A transformation, on the other hand, is a continuous process and consists of many different, far-reaching and forward-looking changes. It is planned on the basis of a gap analysis between today and tomorrow, the company’s internal and external opportunities and risks and taking into account the market, the customer target groups as well as the company’s own potential and that of the competition. The process must constantly face up to new challenges and anticipate future developments in the long term in order to remain competitive. And this process will never end.

Our working world is increasingly and rapidly characterised by new technological changes that make lifelong learning a basic requirement. How and when which position in the company can be suitably filled is now a process that is critical to success. And are we sufficiently prepared and protected for the next health crisis or the next hacker attack on our IT or energy supply? Crisis and emergency plans are important, but they do not replace a company’s ability to act flexibly and its potential for change; they merely supplement them.

Consequently, the organisational design cannot remain unchanged for decades. Neither a purely top-down nor a democratic bottom-up approach will help to meet the needs of freedom-loving creatives and protect the organisation from protracted coordination loops that obsessively aim for a consensus that is not always the best solution. Different attitudes towards working from home and the obligation to be present in the office do not always facilitate collaboration either.

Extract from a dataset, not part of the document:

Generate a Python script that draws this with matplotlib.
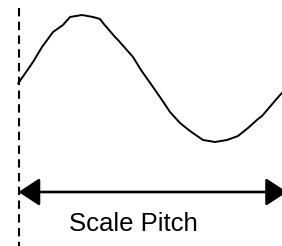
import matplotlib
matplotlib.use("Agg")
import matplotlib.pyplot as plt

## Data (pixel units, y down) ##
wave_x = [18.3, 33, 42, 53, 63, 70, 82, 93, 100, 103, 115, 118, 133, 141, 153,
          162, 170, 180, 190, 203, 215, 227, 238, 248, 258, 262, 280, 283]
wave_y = [83.3, 62, 47, 32, 25, 17, 15, 17, 19, 23, 37, 40, 57, 70, 87,
          100, 112, 123, 131, 140, 142, 140, 136, 128, 119, 116, 95, 92]
pitch_start = 18.5
pitch_end = 287
label = "Scale Pitch"

## Figure ##
fig = plt.figure(figsize=(2.82, 2.46), dpi=100)
ax = fig.add_axes([0, 0, 1, 1])
ax.set_xlim(0, 282)
ax.set_ylim(246, 0)
ax.axis("off")

# the wave
ax.plot(wave_x, wave_y, color="black", lw=1.4, solid_joinstyle="round")

# dashed reference line
ax.plot([pitch_start, pitch_start], [8, 250], color="black", lw=1.5,
        dashes=(4, 2.6))

# pitch arrow (right head runs off the edge)
ax.annotate("", xy=(pitch_end, 192), xytext=(pitch_start, 192),
            annotation_clip=False,
            arrowprops=dict(arrowstyle="<|-|>,head_length=13,head_width=8.5",
                            mutation_scale=1, color="black", lw=1.9,
                            shrinkA=0, shrinkB=0))

ax.text((68 + 199) / 2, 231, label, ha="center", va="baseline",
        fontsize=18.5, family="Liberation Sans", color="black")

fig.savefig("out.png", dpi=100)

Standing still means going backwards. International markets and political and legal frameworks are changing, environmental regulations and energy costs are influencing costing more than ever before, and companies have to grow or shrink flexibly. Demographic change is also changing customer behaviour and their needs. Every company must constantly scrutinise itself in all areas and put itself to the test from within:

  • Does the organisation with its structures, processes and people still support the company’s goals? Or do we also need to adjust our goals and reinvent ourselves while minimising risks at the same time?
  • To what extent can the existing business be managed efficiently with this organisation without simultaneously losing innovative strength for new markets and products?

This area of tension requires constant transformation, which in turn requires energy, time and budget, but also offers the potential for something big.